When here, make sure you explore the Visitor’s centre museum that exhibits artifacts, a collection of original military firearms and accoutrements, a 14-minute fibre optic map presentation, and handcrafted miniatures depicting scenes from the battles of Lake Erie and the river raisin. The Visitor’s centre museum is divided into the east wing, west wing and the main gallery. Moreover, take a walk down the park premises and listen to the chirping bird sounds for soothing mind and soul.
5. Pictured Rocks National Lakeshore
For visitors who have a keen interest in exploring the true marvel of nature, the Pictured Rocks National Lakeshore Park is an ideal destination to visit in Michigan. The park region covers 73,236 acres of land and 42 miles along the shoreline with an extensive view of dunes, waterfalls, colourful sandstone cliffs, shallow caves, and emerald green water with unending sea views. The Miners Castle, the Grand Sable Dunes, and 12 Mile Beach are the locations within site accessible via road, whereas the rest of the shoreline can be reached and explored only through hiking. The lakeshore is also accessible via boats and sea kayaks; however, the water here is dangerous and cold; thus must only step upon with proper equipment and measures.
This National Lakeshore is also home to numerous Michigan’s waterfalls, including the Spray Falls, mosquito falls, miners fall, Bridalveil falls, Sable falls, and minishing falls. The site also offers various recreational opportunities around the year, which is one of the main reasons for attracting significant visitors throughout. One can indulge in multiple opportunities, including scuba diving, sea kayaking, boating, fishing, and backcountry camping. Pictured Rocks also experiences one of the country’s highest snowfalls, which makes it ideal for winter adventures like ice-climbing, cross-country skiing, and snowmobiling.

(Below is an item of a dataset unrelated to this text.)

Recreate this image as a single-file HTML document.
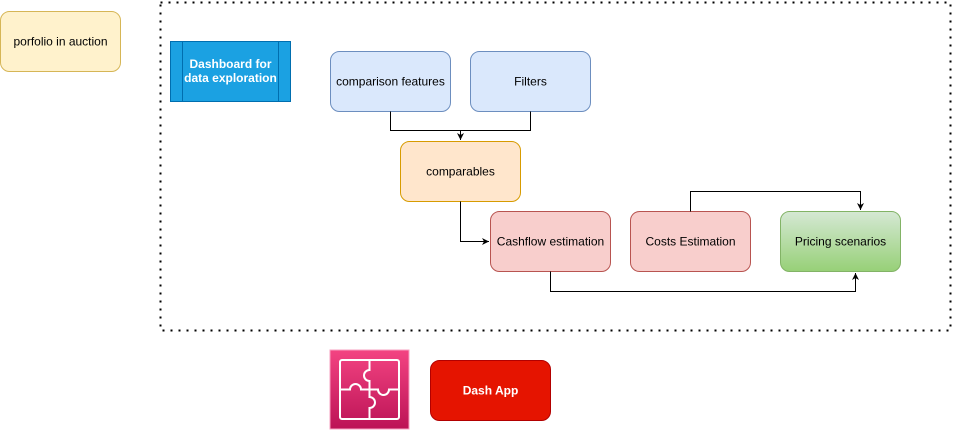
<!DOCTYPE html>
<html><head><style>
body{margin:0;width:954px;height:430px;background:#fff;overflow:hidden}
svg text{font-family:"Liberation Sans",Arial,sans-serif;font-size:12px}
</style></head><body>
<svg width="954" height="430" xmlns="http://www.w3.org/2000/svg">
<defs>
<linearGradient id="g" x1="0" y1="0" x2="0" y2="1"><stop offset="0" stop-color="#d5e8d4"/><stop offset="1" stop-color="#97d077"/></linearGradient>
<linearGradient id="p" x1="0" y1="0" x2="0" y2="1"><stop offset="0" stop-color="#f34482"/><stop offset="1" stop-color="#bc1356"/></linearGradient>
<marker id="a" markerWidth="8" markerHeight="8" refX="7" refY="4" orient="auto" markerUnits="userSpaceOnUse"><path d="M0,0.5 L7,4 L0,7.5 L2,4 z" fill="#000"/></marker>
</defs>
<rect x="160.5" y="2.5" width="790" height="328" fill="none" stroke="#000" stroke-width="2" stroke-dasharray="2,6"/>
<rect x="0.5" y="11.5" width="120" height="60" rx="9" fill="#fff2cc" stroke="#d6b656"/>
<text x="60.5" y="45.5" text-anchor="middle">porfolio in auction</text>
<rect x="170.5" y="41.5" width="120" height="60" fill="#1ba1e2" stroke="#006eaf"/>
<line x1="182.5" y1="41.5" x2="182.5" y2="101.5" stroke="#006eaf"/>
<line x1="278.5" y1="41.5" x2="278.5" y2="101.5" stroke="#006eaf"/>
<text x="230.5" y="68" text-anchor="middle" fill="#fff" font-weight="bold">Dashboard for</text>
<text x="230.5" y="82" text-anchor="middle" fill="#fff" font-weight="bold">data exploration</text>
<rect x="330.5" y="51.5" width="120" height="60" rx="9" fill="#dae8fc" stroke="#6c8ebf"/>
<text x="390.5" y="85.5" text-anchor="middle">comparison features</text>
<rect x="470.5" y="51.5" width="120" height="60" rx="9" fill="#dae8fc" stroke="#6c8ebf"/>
<text x="530.5" y="85.5" text-anchor="middle">Filters</text>
<rect x="400.5" y="141.5" width="120" height="60" rx="9" fill="#ffe6cc" stroke="#d79b00"/>
<text x="460.5" y="175.5" text-anchor="middle">comparables</text>
<rect x="490.5" y="211.5" width="120" height="60" rx="9" fill="#f8cecc" stroke="#b85450"/>
<text x="550.5" y="245.5" text-anchor="middle">Cashflow estimation</text>
<rect x="630.5" y="211.5" width="120" height="60" rx="9" fill="#f8cecc" stroke="#b85450"/>
<text x="690.5" y="245.5" text-anchor="middle">Costs Estimation</text>
<rect x="780.5" y="211.5" width="120" height="60" rx="9" fill="url(#g)" stroke="#82b366"/>
<text x="840.5" y="245.5" text-anchor="middle">Pricing scenarios</text>
<g fill="none" stroke="#000">
<path d="M390.5,111.5 V130.5 H460.5 V140" marker-end="url(#a)"/>
<path d="M530.5,111.5 V130.5 H460.5"/>
<path d="M460.5,201.5 V241.5 H489" marker-end="url(#a)"/>
<path d="M690.5,211.5 V191.5 H860.5 V210" marker-end="url(#a)"/>
<path d="M550.5,271.5 V291.5 H855.5 V273" marker-end="url(#a)"/>
</g>
<rect x="330" y="350" width="79" height="79" fill="url(#p)" stroke="#f7a0c0"/>
<g fill="none" stroke="#fff" stroke-width="2">
<rect x="340" y="360" width="59" height="59" rx="2"/>
<path d="M369.5,360 V370 a5.5,5.5 0 1 0 0,11 V397 a5.5,5.5 0 1 1 0,11 V419"/>
<path d="M340,389.5 H350 a5.5,5.5 0 1 1 11,0 H378 a5.5,5.5 0 1 0 11,0 H399"/>
</g>
<rect x="430.5" y="360.5" width="120" height="60" rx="9" fill="#e51400" stroke="#b20000"/>
<text x="490.5" y="394.5" text-anchor="middle" fill="#fff" font-weight="bold">Dash App</text>
</svg>
</body></html>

These were some of the Must-Visit National Parks in Michigan. Michigan is one of those States that can be visited all around the year and never get bored. Where some of the National Parks are closed during winters, the others offer snow adventures and activities. The only time to avoid visiting these sites is during the rainy seasons, especially in the month of June.
While visiting National parks, make sure you soak yourself well in sunscreen and insect repellent. Further, all of the above-mentioned National parks are best explored on foot; thus, consider wearing some comfortable footwear.